Orang berkelahi biasanya dikarenakan gelegak emosi yang tak terkendali hingga merangsang saraf motorik menggunakan anggota tubuh untuk menyerang orang yang membuat mereka emosi, sekaligus untuk meluapkan emosi itu sendiri. Bisa dikatakan, adanya perkelahian adalah karena kurang bisanya seseorang dalam mengontrol emosi mereka. Seseorang yang kurang bisa mengontrol emosi, kepada siapa mereka harus berlabuh agar dapat menguasai diri mereka sendiri? Sekolah melalui bimbingan konseling? Orangtua? Lembaga keagamaan?

Ironisnya adalah, kata tawuran kerap diasosiasikan kepada lembaga pendidikan. Sebuah institusi untuk mendidik para calon penerus bangsa agar kelak dapat memberikan kontribusi yang baik di masyarakat. Kejadian tawuran di institusi tersebut jelas akan mencoreng nama sekolah tersebut karena dinilai tidak mampu menjaga anak-anak didik mereka terhindar dari bentrokan fisik. Tidak mampu mengajari siswa menjauhi aksi premanisme.
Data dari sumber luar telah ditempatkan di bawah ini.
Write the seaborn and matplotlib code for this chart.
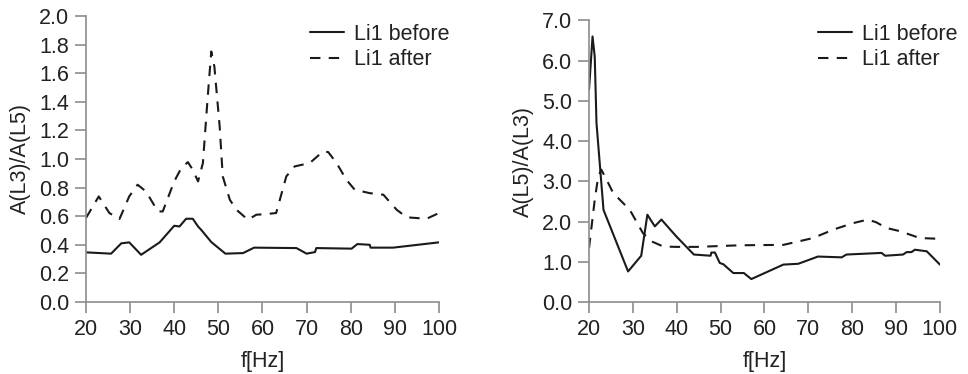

Melihat fenomena ini saya jadi berpikir, apakah kurikulum sekolah terlalu menitikberatkan pengembangan intelegensia dibanding pengembangan emosi (EQ), padahal setahu saya kini di perusahaan-perusahaan pun lebih mempertimbangkan calon karyawan yang memiliki EQ tinggi daripada IQ. Apakah Mendiknas perlu mengkaji ulang kurikulum pendidikan? Jika lembaga pendidikan tidak mengambil langkah pasti untuk memerangi aksi kekerasan yang dilakukan siswa, saya khawatir bagaimana mereka ke depannya? Bagaimana jika suatu hari mereka harus memimpin masyarakat? Apakah mereka akan mempertontonkan kembali aksi kekerasan di gedung parlemen?

Saya mengerti bahwa mereka masih usia pubertas, bisa dibilang masih labil dan tengah mencari jati diri, justru pada masa-masa transisi inilah perlu ada pihak yang mampu membimbing pembentukan karakter dan kepribadian mereka. Saya tidak secara penuh menuding lembaga pendidikanlah yang harus bertanggungjawab, tapi lembaga pendidikan memegang peranan penting di samping orangtua mereka, untuk turut mengarahkan mental anak didiknya. Selain itu, anak-anak lebih banyak menghabiskan sebagian besar waktunya di sekolah bukan? Jangan sampai kita kecolongan generasi muda yang berpotensi hanya karena kurangnya pengarahan dalam pembentukan kepribadian mereka. Besar sekali harapan saya bahwa budaya tawuran ini lenyap dari bumi Indonesia dan benar-benar menunjukkan bahwa kita adalah bangsa yang cinta damai.